Am Anfang ein Aufprall. Eine teure Kaffeemaschine, aus dem Fenster eines Lehrerzimmers geworfen. Kim behauptet, damit die Urknalltheorie erklären zu wollen. Die Strategie: Immer, wenn der 15-Jährigen jemand zu nahekommt, zerstört sie etwas der Person Wertvolles. Die Lehrerin – großzügige Spenderin der Espressomaschine – hat genug. Wieder mal ist eine rote Linie überschritten; der Rauswurf folgt. Zudem ist keine Schule der Stadt mehr bereit, die gewalttätige Jugendliche aufzunehmen. Als letzter Ausweg fällt der alleinerziehenden Mutter ein Ex-Freund auf dem Land ein. Dass sie für ein Jahr allein in ein Dorf geschickt wird, beantwortet Kim mit einer weiteren Attacke, diesmal gegen die Mutter.

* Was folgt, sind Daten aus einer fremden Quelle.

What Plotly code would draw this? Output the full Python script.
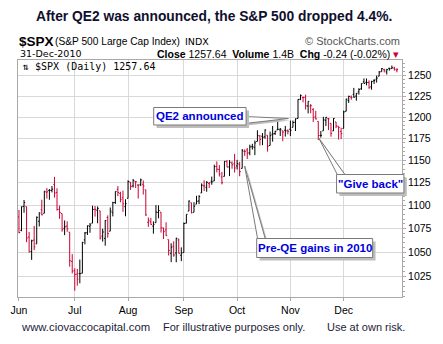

Eine Grenze ist erreicht. „Ich werde das hier nicht vermasseln“, steht auf Kims Unterarm geschrieben, als sie am neuen Ort ankommt. Tatsächlich wird sie sich große Mühe geben und bemerkt bald, dass die Dorfgemeinschaft unerwartet viel Individualität zulässt. So bei dem gleichaltrigen Janne, der unter anderem durch seinen roten Haarreifen auffällt. Die entstehende Nähe zu ihm verunsichert und beflügelt Kim gleichermaßen. Alex(andra Sophie), von Janne seit Kindertagen bewundert, wirkt sogar noch anziehender. Beim traditionellen Kartoffelfest drohen die neuen Freundschaften wieder zu zerbrechen …

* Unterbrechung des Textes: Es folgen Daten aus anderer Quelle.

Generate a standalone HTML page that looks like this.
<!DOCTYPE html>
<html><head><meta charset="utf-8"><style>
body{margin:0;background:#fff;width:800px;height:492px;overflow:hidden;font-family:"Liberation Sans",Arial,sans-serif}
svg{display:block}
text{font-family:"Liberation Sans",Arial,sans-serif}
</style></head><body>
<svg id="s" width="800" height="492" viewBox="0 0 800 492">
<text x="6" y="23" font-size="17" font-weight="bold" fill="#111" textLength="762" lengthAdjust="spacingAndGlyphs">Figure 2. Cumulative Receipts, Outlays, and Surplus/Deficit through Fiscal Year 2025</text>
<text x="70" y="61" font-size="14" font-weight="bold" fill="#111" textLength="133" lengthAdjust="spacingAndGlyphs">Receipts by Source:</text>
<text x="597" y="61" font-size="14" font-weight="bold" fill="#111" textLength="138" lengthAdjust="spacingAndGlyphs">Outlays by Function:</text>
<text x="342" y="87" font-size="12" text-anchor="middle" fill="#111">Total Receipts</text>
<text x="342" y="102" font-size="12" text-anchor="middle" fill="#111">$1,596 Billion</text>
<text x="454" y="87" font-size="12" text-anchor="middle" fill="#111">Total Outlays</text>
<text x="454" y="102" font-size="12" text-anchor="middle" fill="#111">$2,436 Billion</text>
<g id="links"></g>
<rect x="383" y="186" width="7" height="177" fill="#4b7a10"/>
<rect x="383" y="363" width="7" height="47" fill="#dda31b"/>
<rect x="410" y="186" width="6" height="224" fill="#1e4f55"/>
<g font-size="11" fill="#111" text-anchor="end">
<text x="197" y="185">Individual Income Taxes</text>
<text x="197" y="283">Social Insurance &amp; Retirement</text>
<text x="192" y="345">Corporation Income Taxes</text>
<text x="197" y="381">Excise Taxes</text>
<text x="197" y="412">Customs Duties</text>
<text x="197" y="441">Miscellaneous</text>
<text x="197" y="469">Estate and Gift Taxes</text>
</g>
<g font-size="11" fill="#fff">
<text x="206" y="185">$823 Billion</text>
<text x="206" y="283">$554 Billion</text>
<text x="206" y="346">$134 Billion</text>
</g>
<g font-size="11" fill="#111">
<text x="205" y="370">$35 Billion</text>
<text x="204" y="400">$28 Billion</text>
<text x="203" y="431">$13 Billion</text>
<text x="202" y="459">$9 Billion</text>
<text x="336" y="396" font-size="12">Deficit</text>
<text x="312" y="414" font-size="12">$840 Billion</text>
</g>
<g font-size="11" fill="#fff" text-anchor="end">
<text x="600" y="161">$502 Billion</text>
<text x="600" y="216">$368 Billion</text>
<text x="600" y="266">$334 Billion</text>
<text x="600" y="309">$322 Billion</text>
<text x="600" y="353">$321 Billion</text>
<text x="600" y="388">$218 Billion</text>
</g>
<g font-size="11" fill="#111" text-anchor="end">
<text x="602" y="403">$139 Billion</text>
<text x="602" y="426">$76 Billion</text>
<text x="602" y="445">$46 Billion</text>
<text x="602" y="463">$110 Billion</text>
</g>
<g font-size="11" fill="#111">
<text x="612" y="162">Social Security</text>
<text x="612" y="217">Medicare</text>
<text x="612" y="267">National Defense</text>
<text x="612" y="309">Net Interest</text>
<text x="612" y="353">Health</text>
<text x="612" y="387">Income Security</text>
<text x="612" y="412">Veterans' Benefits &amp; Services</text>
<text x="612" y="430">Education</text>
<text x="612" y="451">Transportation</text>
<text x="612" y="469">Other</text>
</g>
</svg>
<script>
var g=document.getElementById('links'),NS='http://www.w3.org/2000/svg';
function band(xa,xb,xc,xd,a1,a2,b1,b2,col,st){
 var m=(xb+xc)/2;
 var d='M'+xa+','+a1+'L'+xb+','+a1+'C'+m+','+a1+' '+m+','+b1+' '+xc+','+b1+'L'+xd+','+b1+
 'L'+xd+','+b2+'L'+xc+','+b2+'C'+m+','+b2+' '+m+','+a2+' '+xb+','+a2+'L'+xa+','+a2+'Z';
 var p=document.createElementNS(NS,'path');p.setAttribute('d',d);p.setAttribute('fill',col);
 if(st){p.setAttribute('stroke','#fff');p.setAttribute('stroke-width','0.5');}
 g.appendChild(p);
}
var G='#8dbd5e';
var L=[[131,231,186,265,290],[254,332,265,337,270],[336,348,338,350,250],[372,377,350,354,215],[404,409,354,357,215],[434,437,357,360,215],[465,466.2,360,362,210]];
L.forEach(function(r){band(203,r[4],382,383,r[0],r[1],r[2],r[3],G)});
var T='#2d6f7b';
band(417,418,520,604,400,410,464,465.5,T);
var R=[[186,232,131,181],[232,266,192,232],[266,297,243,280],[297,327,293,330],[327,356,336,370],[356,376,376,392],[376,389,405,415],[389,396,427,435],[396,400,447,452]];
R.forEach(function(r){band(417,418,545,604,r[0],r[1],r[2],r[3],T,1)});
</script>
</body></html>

Sarah Jäger rückt die heranwachsende Kim nah an Jugendliche ab 14 heran. Zugleich lässt die Ich-Erzählerin viele Lücken in ihren oftmals lakonischen Selbsterklärungen, was eigenen Gedanken Raum aus ‚sicherem‘ Abstand gibt. Die körperliche Gewalt des längst abwesenden Vaters gegen die ungeborene Kim und ihre Mutter als mögliche Ursache der Aggressionsstörung, scheint nur Teil der Wahrheit zu sein. Sätze wie: „Weil die Mutter nun mal meine Mutter ist. Und weil ich sie liebe, so gut ich das eben kann“, berühren unmittelbar. Darüber hinaus schaffen Kims entwaffnend kluge und einfühlsame Beobachtungen ihrer Umwelt ein komplexes Bild des tief verletzten und liebenswürdigen Teenagers.
Kims Eingewöhnung in das Dorfleben gestaltet Jäger mit zunehmend humorvoll-pointiert geschriebenen Dialogen zwischen den glaubhaften und originellen Charakteren. So können Identifikation mit den handelnden Figuren und Lesevergnügen gleichermaßen wachsen.
Für einen Bucheinstieg wäre das Cover ein erster Anlass, um ins Gespräch zu kommen: Was macht das Schnabeltier, ein eierlegendes Säugetier mit Giftstacheln, zum Schnabeltier Deluxe? Und was verrät diese Bezeichnung über die Hauptfigur?